Record extracts>

= = = =

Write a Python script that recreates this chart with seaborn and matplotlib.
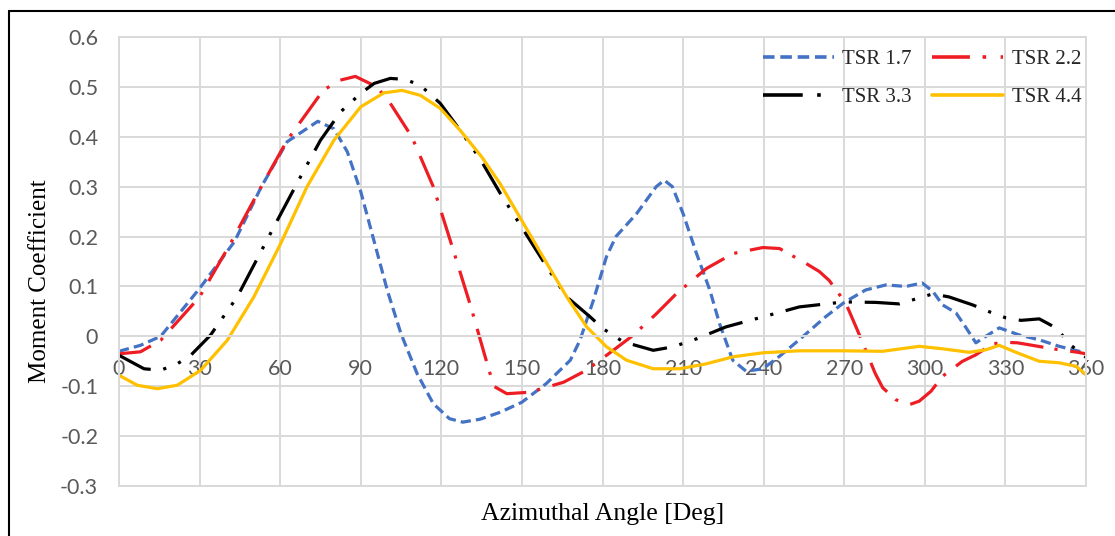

= = = =

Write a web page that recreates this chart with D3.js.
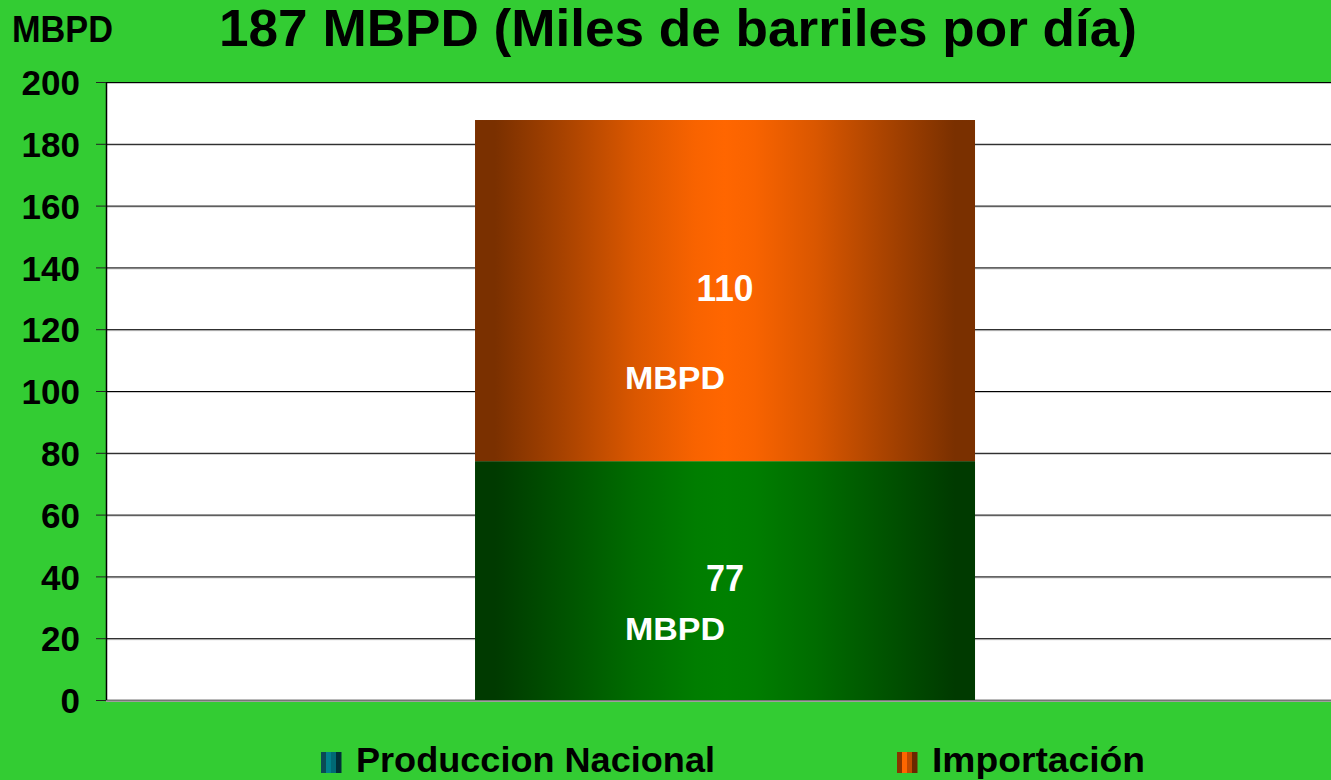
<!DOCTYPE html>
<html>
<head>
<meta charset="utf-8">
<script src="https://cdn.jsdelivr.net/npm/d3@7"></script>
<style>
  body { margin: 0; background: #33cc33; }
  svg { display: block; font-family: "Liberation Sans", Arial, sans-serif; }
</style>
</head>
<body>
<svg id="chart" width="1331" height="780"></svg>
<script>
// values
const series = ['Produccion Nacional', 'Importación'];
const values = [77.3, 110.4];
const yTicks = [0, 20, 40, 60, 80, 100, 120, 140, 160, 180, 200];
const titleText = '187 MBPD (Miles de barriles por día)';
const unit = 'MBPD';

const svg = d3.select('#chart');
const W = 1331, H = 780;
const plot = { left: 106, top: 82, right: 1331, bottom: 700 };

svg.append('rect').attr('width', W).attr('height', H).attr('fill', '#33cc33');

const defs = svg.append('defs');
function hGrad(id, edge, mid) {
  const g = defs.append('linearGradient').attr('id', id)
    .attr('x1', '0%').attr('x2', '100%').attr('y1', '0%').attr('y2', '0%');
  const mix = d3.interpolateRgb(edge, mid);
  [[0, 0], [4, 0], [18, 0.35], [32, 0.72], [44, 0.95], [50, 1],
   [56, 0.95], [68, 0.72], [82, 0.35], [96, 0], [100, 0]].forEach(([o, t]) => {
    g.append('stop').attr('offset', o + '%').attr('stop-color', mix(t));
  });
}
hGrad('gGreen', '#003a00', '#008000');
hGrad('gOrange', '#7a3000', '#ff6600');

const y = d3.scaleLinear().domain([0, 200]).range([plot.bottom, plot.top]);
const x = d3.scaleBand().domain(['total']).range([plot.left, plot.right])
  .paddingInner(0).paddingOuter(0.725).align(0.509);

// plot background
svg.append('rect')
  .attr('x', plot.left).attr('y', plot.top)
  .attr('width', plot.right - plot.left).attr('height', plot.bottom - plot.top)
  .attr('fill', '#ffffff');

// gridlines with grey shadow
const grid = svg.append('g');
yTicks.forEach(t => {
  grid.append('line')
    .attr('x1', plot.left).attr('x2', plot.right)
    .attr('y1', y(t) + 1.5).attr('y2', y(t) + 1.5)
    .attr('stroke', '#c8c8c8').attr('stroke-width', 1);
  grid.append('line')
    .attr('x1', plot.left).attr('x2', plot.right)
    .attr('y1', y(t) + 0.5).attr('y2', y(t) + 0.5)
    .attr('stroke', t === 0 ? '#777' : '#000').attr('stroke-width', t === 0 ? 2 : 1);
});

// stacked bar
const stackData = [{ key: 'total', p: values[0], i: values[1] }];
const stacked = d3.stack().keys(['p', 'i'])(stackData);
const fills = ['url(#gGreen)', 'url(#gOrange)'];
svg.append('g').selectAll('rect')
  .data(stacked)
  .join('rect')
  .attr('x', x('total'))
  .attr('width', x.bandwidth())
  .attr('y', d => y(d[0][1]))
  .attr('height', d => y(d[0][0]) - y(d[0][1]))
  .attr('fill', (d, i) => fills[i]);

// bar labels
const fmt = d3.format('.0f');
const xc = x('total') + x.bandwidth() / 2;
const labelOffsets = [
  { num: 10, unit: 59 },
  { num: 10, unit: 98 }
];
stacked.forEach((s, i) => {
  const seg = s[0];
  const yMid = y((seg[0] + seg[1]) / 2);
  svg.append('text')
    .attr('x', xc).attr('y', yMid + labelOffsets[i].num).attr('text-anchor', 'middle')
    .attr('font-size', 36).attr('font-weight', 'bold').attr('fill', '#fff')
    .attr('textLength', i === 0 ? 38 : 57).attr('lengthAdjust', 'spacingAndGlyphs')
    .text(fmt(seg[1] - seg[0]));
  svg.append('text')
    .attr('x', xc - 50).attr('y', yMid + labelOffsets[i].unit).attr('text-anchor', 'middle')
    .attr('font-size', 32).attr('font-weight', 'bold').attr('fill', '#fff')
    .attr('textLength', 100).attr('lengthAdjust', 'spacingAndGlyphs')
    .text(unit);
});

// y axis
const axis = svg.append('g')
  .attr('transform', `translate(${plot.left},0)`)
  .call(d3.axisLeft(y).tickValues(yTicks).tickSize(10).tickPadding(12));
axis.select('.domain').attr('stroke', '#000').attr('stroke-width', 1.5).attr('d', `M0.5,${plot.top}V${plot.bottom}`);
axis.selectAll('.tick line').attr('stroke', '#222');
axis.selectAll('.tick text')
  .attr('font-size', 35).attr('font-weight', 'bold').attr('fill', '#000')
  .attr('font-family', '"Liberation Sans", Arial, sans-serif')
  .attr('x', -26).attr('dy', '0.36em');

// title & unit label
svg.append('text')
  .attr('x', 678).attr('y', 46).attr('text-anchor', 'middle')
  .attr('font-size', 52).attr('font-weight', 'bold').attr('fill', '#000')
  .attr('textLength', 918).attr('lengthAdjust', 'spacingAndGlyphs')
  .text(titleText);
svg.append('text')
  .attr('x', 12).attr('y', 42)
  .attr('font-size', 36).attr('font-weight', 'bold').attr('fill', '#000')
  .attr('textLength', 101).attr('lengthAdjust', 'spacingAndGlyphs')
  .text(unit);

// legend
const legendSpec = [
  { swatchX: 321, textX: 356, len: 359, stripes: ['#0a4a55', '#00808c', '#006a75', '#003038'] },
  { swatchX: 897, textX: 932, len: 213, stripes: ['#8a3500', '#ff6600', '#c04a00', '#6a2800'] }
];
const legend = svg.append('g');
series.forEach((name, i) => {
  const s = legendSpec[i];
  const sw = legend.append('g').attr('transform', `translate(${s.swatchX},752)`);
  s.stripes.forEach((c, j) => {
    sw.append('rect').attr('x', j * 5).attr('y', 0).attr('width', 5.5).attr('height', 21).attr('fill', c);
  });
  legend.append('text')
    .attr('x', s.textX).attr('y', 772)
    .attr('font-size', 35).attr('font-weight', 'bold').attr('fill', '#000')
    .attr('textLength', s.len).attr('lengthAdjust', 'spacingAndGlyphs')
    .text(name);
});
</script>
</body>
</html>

= = = =

Problem details>
Return only those lines of the records that contain the string "recreates".

Full solution>
Write a Python script that recreates this chart with seaborn and matplotlib.
Write a web page that recreates this chart with D3.js.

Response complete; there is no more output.